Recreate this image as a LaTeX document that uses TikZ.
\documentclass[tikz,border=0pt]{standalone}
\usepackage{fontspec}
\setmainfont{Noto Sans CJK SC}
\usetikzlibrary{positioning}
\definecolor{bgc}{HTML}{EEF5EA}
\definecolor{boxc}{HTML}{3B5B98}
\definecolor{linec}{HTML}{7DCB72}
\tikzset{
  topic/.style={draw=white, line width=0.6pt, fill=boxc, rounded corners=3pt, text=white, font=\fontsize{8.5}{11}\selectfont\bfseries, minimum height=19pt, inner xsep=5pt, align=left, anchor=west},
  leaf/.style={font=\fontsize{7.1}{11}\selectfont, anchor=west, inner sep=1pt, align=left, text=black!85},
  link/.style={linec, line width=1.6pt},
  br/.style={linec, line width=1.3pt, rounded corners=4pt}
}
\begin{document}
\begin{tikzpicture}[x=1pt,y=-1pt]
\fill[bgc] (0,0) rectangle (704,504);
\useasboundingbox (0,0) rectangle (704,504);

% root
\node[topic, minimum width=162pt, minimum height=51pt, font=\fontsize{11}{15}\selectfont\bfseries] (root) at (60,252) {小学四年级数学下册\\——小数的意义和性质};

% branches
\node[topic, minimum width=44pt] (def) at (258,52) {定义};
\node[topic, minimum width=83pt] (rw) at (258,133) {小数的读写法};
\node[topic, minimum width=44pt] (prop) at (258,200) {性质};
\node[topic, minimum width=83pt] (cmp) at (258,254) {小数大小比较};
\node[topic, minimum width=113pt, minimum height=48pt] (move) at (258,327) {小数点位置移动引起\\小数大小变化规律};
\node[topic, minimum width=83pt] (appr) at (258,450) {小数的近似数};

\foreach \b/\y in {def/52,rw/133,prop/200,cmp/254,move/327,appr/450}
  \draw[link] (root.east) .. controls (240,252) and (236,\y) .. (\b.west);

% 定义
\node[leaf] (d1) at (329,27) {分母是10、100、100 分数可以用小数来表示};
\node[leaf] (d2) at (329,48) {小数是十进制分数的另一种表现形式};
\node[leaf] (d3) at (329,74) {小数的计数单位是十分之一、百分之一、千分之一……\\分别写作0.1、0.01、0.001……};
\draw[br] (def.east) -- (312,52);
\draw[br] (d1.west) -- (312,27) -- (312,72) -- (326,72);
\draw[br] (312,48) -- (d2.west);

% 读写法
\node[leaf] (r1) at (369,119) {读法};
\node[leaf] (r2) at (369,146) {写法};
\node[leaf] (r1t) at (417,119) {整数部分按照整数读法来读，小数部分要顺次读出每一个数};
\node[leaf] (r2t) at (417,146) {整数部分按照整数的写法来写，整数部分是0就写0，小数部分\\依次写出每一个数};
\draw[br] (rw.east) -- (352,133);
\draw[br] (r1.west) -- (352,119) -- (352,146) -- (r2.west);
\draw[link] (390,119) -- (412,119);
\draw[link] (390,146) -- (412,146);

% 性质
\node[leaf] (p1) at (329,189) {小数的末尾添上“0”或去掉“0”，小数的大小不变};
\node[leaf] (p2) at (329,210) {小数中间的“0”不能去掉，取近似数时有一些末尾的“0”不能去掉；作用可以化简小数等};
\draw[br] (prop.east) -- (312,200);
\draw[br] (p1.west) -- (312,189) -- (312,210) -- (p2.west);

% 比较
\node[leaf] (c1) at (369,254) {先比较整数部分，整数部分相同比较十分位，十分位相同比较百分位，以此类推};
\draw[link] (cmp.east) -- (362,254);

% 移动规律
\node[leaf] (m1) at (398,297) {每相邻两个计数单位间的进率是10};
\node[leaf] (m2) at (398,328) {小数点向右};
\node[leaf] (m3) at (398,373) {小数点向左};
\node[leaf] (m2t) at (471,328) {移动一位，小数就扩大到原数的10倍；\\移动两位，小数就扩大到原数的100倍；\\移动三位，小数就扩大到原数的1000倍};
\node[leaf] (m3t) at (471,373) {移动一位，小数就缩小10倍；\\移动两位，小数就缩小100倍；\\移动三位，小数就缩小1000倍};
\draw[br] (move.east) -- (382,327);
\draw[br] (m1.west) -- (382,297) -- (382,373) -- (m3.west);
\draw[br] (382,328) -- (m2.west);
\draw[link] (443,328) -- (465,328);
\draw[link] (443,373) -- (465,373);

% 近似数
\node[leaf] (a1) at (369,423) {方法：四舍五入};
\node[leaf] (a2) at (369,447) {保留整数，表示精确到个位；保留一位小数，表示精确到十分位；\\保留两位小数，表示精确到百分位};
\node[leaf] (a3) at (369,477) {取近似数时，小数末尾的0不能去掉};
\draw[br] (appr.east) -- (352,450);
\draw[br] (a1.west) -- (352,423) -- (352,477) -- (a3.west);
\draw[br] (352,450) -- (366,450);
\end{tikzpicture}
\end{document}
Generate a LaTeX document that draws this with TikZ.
===
WRITTEN PROBLEM =>
Quote all of the entries exactly as they appear.

THE RESPONSE =>
Recreate this image as a LaTeX document that uses TikZ.
\documentclass[tikz,border=0pt]{standalone}
\usepackage{fontspec}
\setmainfont{Noto Sans CJK SC}
\usetikzlibrary{positioning}
\definecolor{bgc}{HTML}{EEF5EA}
\definecolor{boxc}{HTML}{3B5B98}
\definecolor{linec}{HTML}{7DCB72}
\tikzset{
  topic/.style={draw=white, line width=0.6pt, fill=boxc, rounded corners=3pt, text=white, font=\fontsize{8.5}{11}\selectfont\bfseries, minimum height=19pt, inner xsep=5pt, align=left, anchor=west},
  leaf/.style={font=\fontsize{7.1}{11}\selectfont, anchor=west, inner sep=1pt, align=left, text=black!85},
  link/.style={linec, line width=1.6pt},
  br/.style={linec, line width=1.3pt, rounded corners=4pt}
}
\begin{document}
\begin{tikzpicture}[x=1pt,y=-1pt]
\fill[bgc] (0,0) rectangle (704,504);
\useasboundingbox (0,0) rectangle (704,504);

% root
\node[topic, minimum width=162pt, minimum height=51pt, font=\fontsize{11}{15}\selectfont\bfseries] (root) at (60,252) {小学四年级数学下册\\——小数的意义和性质};

% branches
\node[topic, minimum width=44pt] (def) at (258,52) {定义};
\node[topic, minimum width=83pt] (rw) at (258,133) {小数的读写法};
\node[topic, minimum width=44pt] (prop) at (258,200) {性质};
\node[topic, minimum width=83pt] (cmp) at (258,254) {小数大小比较};
\node[topic, minimum width=113pt, minimum height=48pt] (move) at (258,327) {小数点位置移动引起\\小数大小变化规律};
\node[topic, minimum width=83pt] (appr) at (258,450) {小数的近似数};

\foreach \b/\y in {def/52,rw/133,prop/200,cmp/254,move/327,appr/450}
  \draw[link] (root.east) .. controls (240,252) and (236,\y) .. (\b.west);

% 定义
\node[leaf] (d1) at (329,27) {分母是10、100、100 分数可以用小数来表示};
\node[leaf] (d2) at (329,48) {小数是十进制分数的另一种表现形式};
\node[leaf] (d3) at (329,74) {小数的计数单位是十分之一、百分之一、千分之一……\\分别写作0.1、0.01、0.001……};
\draw[br] (def.east) -- (312,52);
\draw[br] (d1.west) -- (312,27) -- (312,72) -- (326,72);
\draw[br] (312,48) -- (d2.west);

% 读写法
\node[leaf] (r1) at (369,119) {读法};
\node[leaf] (r2) at (369,146) {写法};
\node[leaf] (r1t) at (417,119) {整数部分按照整数读法来读，小数部分要顺次读出每一个数};
\node[leaf] (r2t) at (417,146) {整数部分按照整数的写法来写，整数部分是0就写0，小数部分\\依次写出每一个数};
\draw[br] (rw.east) -- (352,133);
\draw[br] (r1.west) -- (352,119) -- (352,146) -- (r2.west);
\draw[link] (390,119) -- (412,119);
\draw[link] (390,146) -- (412,146);

% 性质
\node[leaf] (p1) at (329,189) {小数的末尾添上“0”或去掉“0”，小数的大小不变};
\node[leaf] (p2) at (329,210) {小数中间的“0”不能去掉，取近似数时有一些末尾的“0”不能去掉；作用可以化简小数等};
\draw[br] (prop.east) -- (312,200);
\draw[br] (p1.west) -- (312,189) -- (312,210) -- (p2.west);

% 比较
\node[leaf] (c1) at (369,254) {先比较整数部分，整数部分相同比较十分位，十分位相同比较百分位，以此类推};
\draw[link] (cmp.east) -- (362,254);

% 移动规律
\node[leaf] (m1) at (398,297) {每相邻两个计数单位间的进率是10};
\node[leaf] (m2) at (398,328) {小数点向右};
\node[leaf] (m3) at (398,373) {小数点向左};
\node[leaf] (m2t) at (471,328) {移动一位，小数就扩大到原数的10倍；\\移动两位，小数就扩大到原数的100倍；\\移动三位，小数就扩大到原数的1000倍};
\node[leaf] (m3t) at (471,373) {移动一位，小数就缩小10倍；\\移动两位，小数就缩小100倍；\\移动三位，小数就缩小1000倍};
\draw[br] (move.east) -- (382,327);
\draw[br] (m1.west) -- (382,297) -- (382,373) -- (m3.west);
\draw[br] (382,328) -- (m2.west);
\draw[link] (443,328) -- (465,328);
\draw[link] (443,373) -- (465,373);

% 近似数
\node[leaf] (a1) at (369,423) {方法：四舍五入};
\node[leaf] (a2) at (369,447) {保留整数，表示精确到个位；保留一位小数，表示精确到十分位；\\保留两位小数，表示精确到百分位};
\node[leaf] (a3) at (369,477) {取近似数时，小数末尾的0不能去掉};
\draw[br] (appr.east) -- (352,450);
\draw[br] (a1.west) -- (352,423) -- (352,477) -- (a3.west);
\draw[br] (352,450) -- (366,450);
\end{tikzpicture}
\end{document}
Generate a LaTeX document that draws this with TikZ.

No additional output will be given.